La culture du mème se développe avec les images de "stock". Ces photos aseptisées et neutres que les internautes vont détourner à l'infini.

Maxime Coulombe : "On s'est rendu compte qu'on pouvait faire porter à chacun des personnages une certaine identité ou un rôle. Une des premières versions de ce mème-là, c'était une remarque critique envers Phil Collins qui se serait détourné de la musique progressive pour se laisser séduire par la musique populaire. On la trouve amusante puisqu'elle nous renvoie à une sorte de petit inconscient du rapport amoureux. 

On a déplacé sa signification dans un champ politique musical ou symbolique. Il y a une volonté de s'amuser, il y a aussi une volonté de proposer un contre-modèle esthétique à une esthétique lisse et propre qu'on trouve sur Internet. Le mème permet de parler de soi, mais sans renvoyer à une forme de pathos."

Le mème interroge notre rapport à la culture. Sa force tient aussi à sa capacité de création sans limite, notamment en recyclant des éléments de la culture pop.

Maxime Coulombe : "C'est un objet qui est particulièrement intéressant parce qu'il est un "demi-signe", un signe qui n'est pas complet. On trouve des bases de mèmes partout sur Internet, mais ils ne deviennent véritablement des signes qu'une fois réappropriés, qu'une fois qu'on leur a rajouté du texte ou qu'on les a transformés. Le célèbre mème de John Travolta qui semble chercher quelque chose, il ne devient un mème qu'à partir du moment où on a changé le décor derrière lui."

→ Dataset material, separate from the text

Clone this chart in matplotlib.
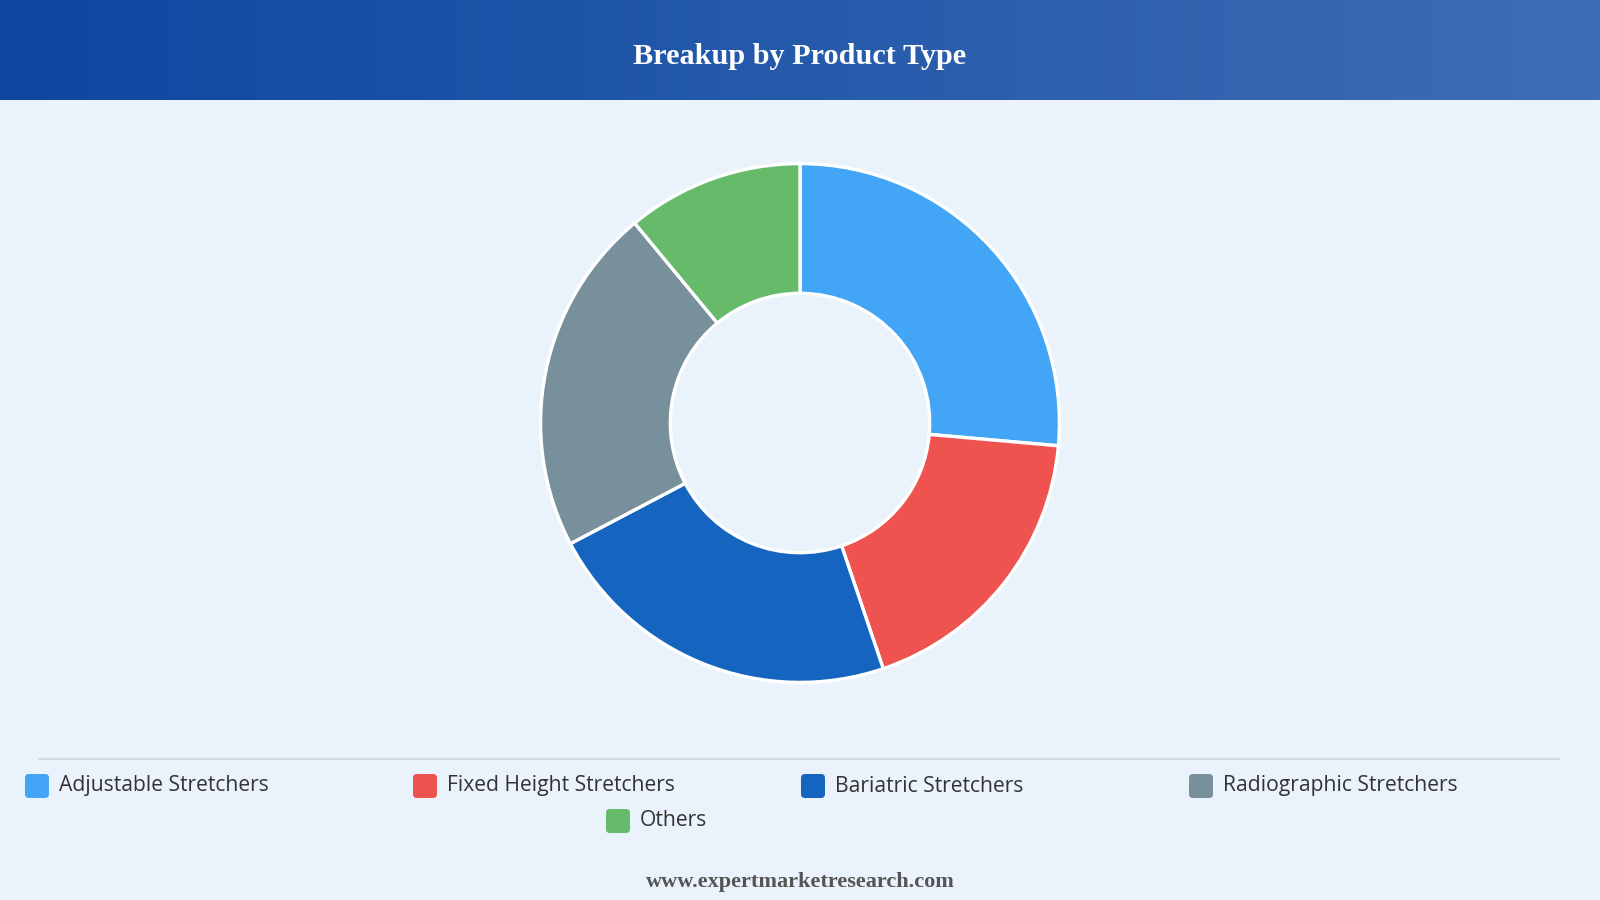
import matplotlib
matplotlib.use("Agg")
import numpy as np
import matplotlib.pyplot as plt
from matplotlib.colors import LinearSegmentedColormap
from matplotlib.patches import FancyBboxPatch

# ─── Data ─────────────────────────────────────────────────────────────────────
TITLE = "Breakup by Product Type"
FOOTER = "www.expertmarketresearch.com"
categories = ["Adjustable Stretchers", "Fixed Height Stretchers", "Bariatric Stretchers",
              "Radiographic Stretchers", "Others"]
shares = [26.4, 18.4, 22.5, 21.7, 11.0]
colors = ["#42A5F5", "#EF5350", "#1565C0", "#78909C", "#66BB6A"]

# ─── Style ────────────────────────────────────────────────────────────────────
W, H = 1600, 900
BG = "#EAF2FB"
HEADER_LEFT, HEADER_RIGHT = "#0D47A1", "#3E6DB5"
HEADER_H = 100

fig = plt.figure(figsize=(W / 100, H / 100), dpi=100, facecolor=BG)

# full-figure overlay in pixel coordinates
bg = fig.add_axes([0, 0, 1, 1], zorder=0)
bg.axis("off")

# header gradient band
grad = np.linspace(0, 1, 512).reshape(1, -1)
cmap = LinearSegmentedColormap.from_list("hdr", [HEADER_LEFT, HEADER_RIGHT])
bg.imshow(grad, cmap=cmap, extent=(0, W, HEADER_H, 0), aspect="auto")
bg.set_xlim(0, W)
bg.set_ylim(H, 0)
bg.text(W / 2, 57, TITLE, ha="center", va="center", color="white",
        fontsize=21.8, fontweight="bold", family="Liberation Serif")

# separator above legend
bg.plot([39, 1559], [759, 759], color="#D6DAE0", lw=1.5)

# legend: 4 per row, remaining row centred
col_w, x0, sq = 388, 25, 24
rows = [(0, 4), (4, len(categories))]
row_y = [786, 821]
for r, (a, b) in enumerate(rows):
    n = b - a
    if n == 4:
        xs = [x0 + i * col_w for i in range(n)]
    else:
        xs = [606]
    for x, lab, c in zip(xs, categories[a:b], colors[a:b]):
        bg.add_patch(FancyBboxPatch((x, row_y[r] - sq / 2), sq, sq,
                                    boxstyle="round,pad=0,rounding_size=4",
                                    fc=c, ec="none"))
        bg.text(x + sq + 10, row_y[r], lab, ha="left", va="center",
                fontsize=15.2, color="#333333", family="Open Sans")

bg.text(W / 2, 882, FOOTER, ha="center", va="center", color="#555555",
        fontsize=16, fontweight="bold", family="Liberation Serif")

# ─── Donut ────────────────────────────────────────────────────────────────────
cx, cy, R = 800, 423, 262
ax = fig.add_axes([(cx - R) / W, 1 - (cy + R) / H, 2 * R / W, 2 * R / H], zorder=2)
ax.set_facecolor("none")
ax.pie(shares, colors=colors, startangle=90, counterclock=False, radius=1,
       wedgeprops=dict(width=0.5, edgecolor="white", linewidth=2.4))
ax.set_xlim(-1.01, 1.01)
ax.set_ylim(-1.01, 1.01)
ax.set_aspect("auto")

fig.savefig("out.png", dpi=100, facecolor=BG)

Le mème montre aussi la capacité d'Internet à fédérer des communautés.

Maxime Coulombe : "C'est aussi un objet culturel intéressant parce qu'il renvoie à une sous-culture. Il y a des mèmes qu'on ne comprend pas nécessairement et c'est voulu, c'est une sorte d'idiome qu'on peut employer pour être capable de communiquer avec des amis pour renvoyer à une blague précise, cette capacité-là est aussi une source de valorisation."

Le mème n'est plus simplement un objet humoristique, c'est aussi un outil de contestation de l'ordre établi, à la fois absurde et iconoclaste, un peu à la manière du mouvement "Dada" au siècle dernier.

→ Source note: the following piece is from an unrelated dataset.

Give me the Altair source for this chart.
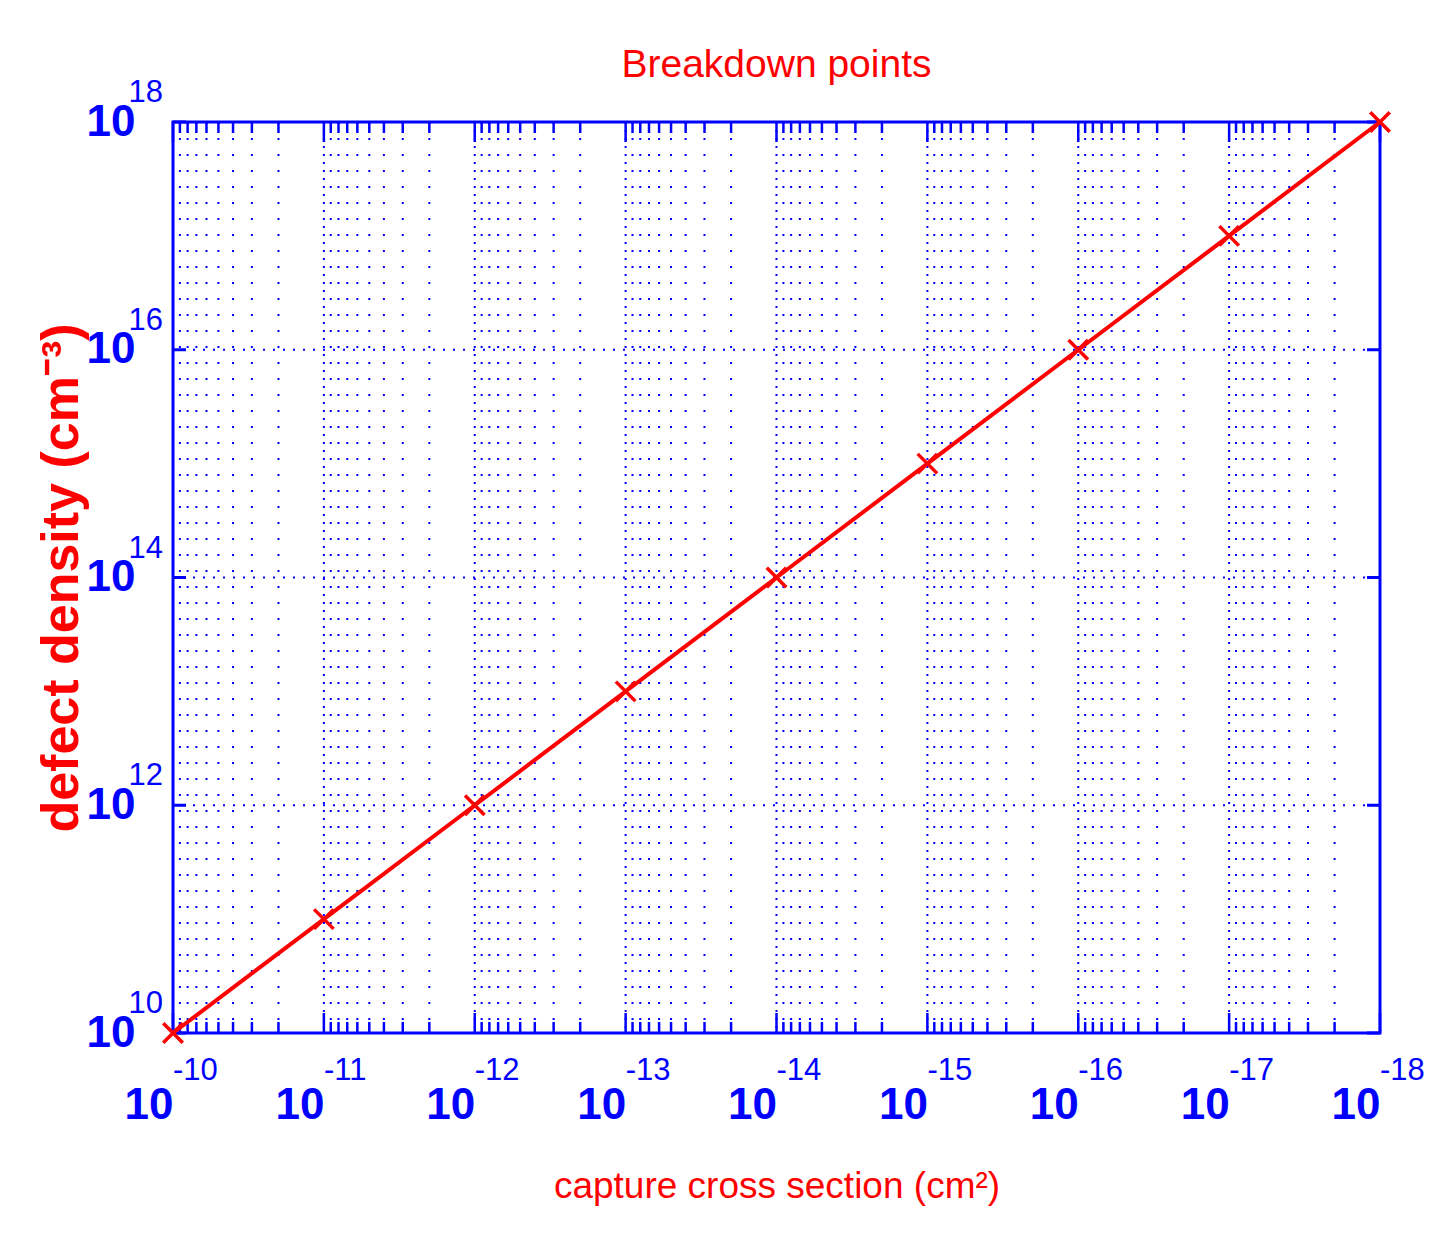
import altair as alt
import pandas as pd

# ---- data ----
capture_cross_section = [1e-10, 1e-11, 1e-12, 1e-13, 1e-14, 1e-15, 1e-16, 1e-17, 1e-18]
defect_density = [1e10, 1e11, 1e12, 1e13, 1e14, 1e15, 1e16, 1e17, 1e18]

x_major = [1e-10, 1e-11, 1e-12, 1e-13, 1e-14, 1e-15, 1e-16, 1e-17, 1e-18]
x_exponents = ["-10", "-11", "-12", "-13", "-14", "-15", "-16", "-17", "-18"]
y_major = [1e10, 1e12, 1e14, 1e16, 1e18]
y_exponents = ["10", "12", "14", "16", "18"]
minor_mult = [2, 3, 4, 5, 6, 7, 8, 9]
x_minor = [m * 10.0 ** (-k) for k in range(11, 19) for m in minor_mult]

W, H = 1207, 911
BLUE = "#0000FF"
RED = "#FF0000"
FONT = "Liberation Sans, Arial, sans-serif"

df = pd.DataFrame({"sigma": capture_cross_section, "N": defect_density})
df_xmaj = pd.DataFrame({"sigma": x_major, "e": x_exponents})
df_ymaj = pd.DataFrame({"N": y_major, "e": y_exponents})
df_xmin = pd.DataFrame({"sigma": x_minor})

xscale = alt.Scale(type="log", domain=[1e-18, 1e-10], reverse=True)
yscale = alt.Scale(type="log", domain=[1e10, 1e18])

x_axis = alt.Axis(values=x_major, labelExpr="'10'", grid=False, ticks=False, tickSize=0,
                  domain=False, labelAlign="right", labelBaseline="alphabetic",
                  labelPadding=85, labelFont=FONT, labelFontSize=44,
                  labelFontWeight="bold", labelColor=BLUE, labelOverlap=False,
                  labelFlush=False,
                  title="capture cross section (cm²)", titleFont=FONT,
                  titleFontSize=37, titleFontWeight="normal", titleColor=RED,
                  titleBaseline="alphabetic", titleY=164, titleX=W / 2,
                  titleAlign="center")
y_axis = alt.Axis(values=y_major, labelExpr="'10'", grid=False, ticks=False, tickSize=0,
                  domain=False, labelAlign="right", labelBaseline="middle",
                  labelPadding=38, labelFont=FONT, labelFontSize=44,
                  labelFontWeight="bold", labelColor=BLUE, labelOverlap=False,
                  labelFlush=False,
                  title="defect density (cm⁻³)", titleFont=FONT,
                  titleFontSize=52, titleFontWeight="bold", titleColor=RED,
                  titleAngle=270, titleBaseline="alphabetic", titleX=-96,
                  titleY=H / 2, titleAlign="center")

X = alt.X("sigma:Q", scale=xscale, axis=x_axis)
Y = alt.Y("N:Q", scale=yscale, axis=y_axis)

# data line and markers (drawn on top)
line = alt.Chart(df).mark_line(color=RED, strokeWidth=4).encode(x=X, y=Y)
points = alt.Chart(df).mark_point(
    shape="M-1,-1L1,1M1,-1L-1,1", size=380, color=RED, strokeWidth=3.5, filled=False, opacity=1
).encode(x=X, y=Y)

# grid lines
grid_xmin = alt.Chart(df_xmin).mark_rule(color=BLUE, strokeWidth=2, strokeDash=[2, 14]).encode(
    x=X, y=alt.value(0), y2=alt.value(H))
grid_xmaj = alt.Chart(df_xmaj).mark_rule(color=BLUE, strokeWidth=2, strokeDash=[2, 6]).encode(
    x=X, y=alt.value(0), y2=alt.value(H))
grid_ymaj = alt.Chart(df_ymaj).mark_rule(color=BLUE, strokeWidth=2, strokeDash=[2, 8]).encode(
    y=Y, x=alt.value(0), x2=alt.value(W))

# inward ticks
tick_xmaj_b = alt.Chart(df_xmaj).mark_rule(color=BLUE, strokeWidth=2.5).encode(
    x=X, y=alt.value(H), y2=alt.value(H - 20))
tick_xmaj_t = alt.Chart(df_xmaj).mark_rule(color=BLUE, strokeWidth=2.5).encode(
    x=X, y=alt.value(0), y2=alt.value(20))
tick_xmin_b = alt.Chart(df_xmin).mark_rule(color=BLUE, strokeWidth=2.5).encode(
    x=X, y=alt.value(H), y2=alt.value(H - 11))
tick_xmin_t = alt.Chart(df_xmin).mark_rule(color=BLUE, strokeWidth=2.5).encode(
    x=X, y=alt.value(0), y2=alt.value(11))
tick_y_l = alt.Chart(df_ymaj).mark_rule(color=BLUE, strokeWidth=3).encode(
    y=Y, x=alt.value(0), x2=alt.value(13))
tick_y_r = alt.Chart(df_ymaj).mark_rule(color=BLUE, strokeWidth=3).encode(
    y=Y, x=alt.value(W - 13), x2=alt.value(W))

# exponents of tick labels
exp_x = alt.Chart(df_xmaj).mark_text(font=FONT, fontSize=31, color=BLUE, align="left",
                                     baseline="alphabetic").encode(
    x=X, y=alt.value(H + 47), text="e:N")
exp_y = alt.Chart(df_ymaj).mark_text(font=FONT, fontSize=31, color=BLUE, align="right",
                                     baseline="alphabetic", dy=-20).encode(
    y=Y, x=alt.value(-10), text="e:N")

chart = alt.layer(
    grid_xmin, grid_xmaj, grid_ymaj,
    tick_xmaj_b, tick_xmaj_t, tick_xmin_b, tick_xmin_t, tick_y_l, tick_y_r,
    line, points, exp_x, exp_y,
).properties(
    width=W, height=H,
    title=alt.TitleParams("Breakdown points", font=FONT, fontSize=39, color=RED,
                          fontWeight="normal", anchor="middle", baseline="alphabetic",
                          offset=-39),
    autosize=alt.AutoSizeParams(type="none"),
    padding={"left": 165, "top": 114, "right": 60, "bottom": 180},
).configure_view(stroke=BLUE, strokeWidth=3)

chart.save("out.html", embed_options={"renderer": "svg", "actions": False})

Maxime Coulombe : "Il y a cette volonté de proposer une sorte d'effondrement du sens ou une sorte d'approche enfantine où on viserait à déconstruire, une volonté de faire sens, de proposer un message, etc. Il y a vraiment une façon d'interroger la manière dont la culture de masse vise à transmettre un message, à être au premier degré, et là on va être au second degré, au troisième degré voir au huitième degré."

Le mème est désormais un être autonome, capable de s'adapter à son époque.

Maxime Coulombe : "Certains mèmes se sont inscrits dans la culture du "#MeToo", il y a des mèmes qui ont servi à diffuser des images, à prendre à contre-pied des discours, à en montrer l'absurdité. Cette capacité à renverser un discours, à le déplacer d'un champ à un autre pour nous faire apparaître son absurdité, sa singularité, son artificialité, ça a en fait une force politique."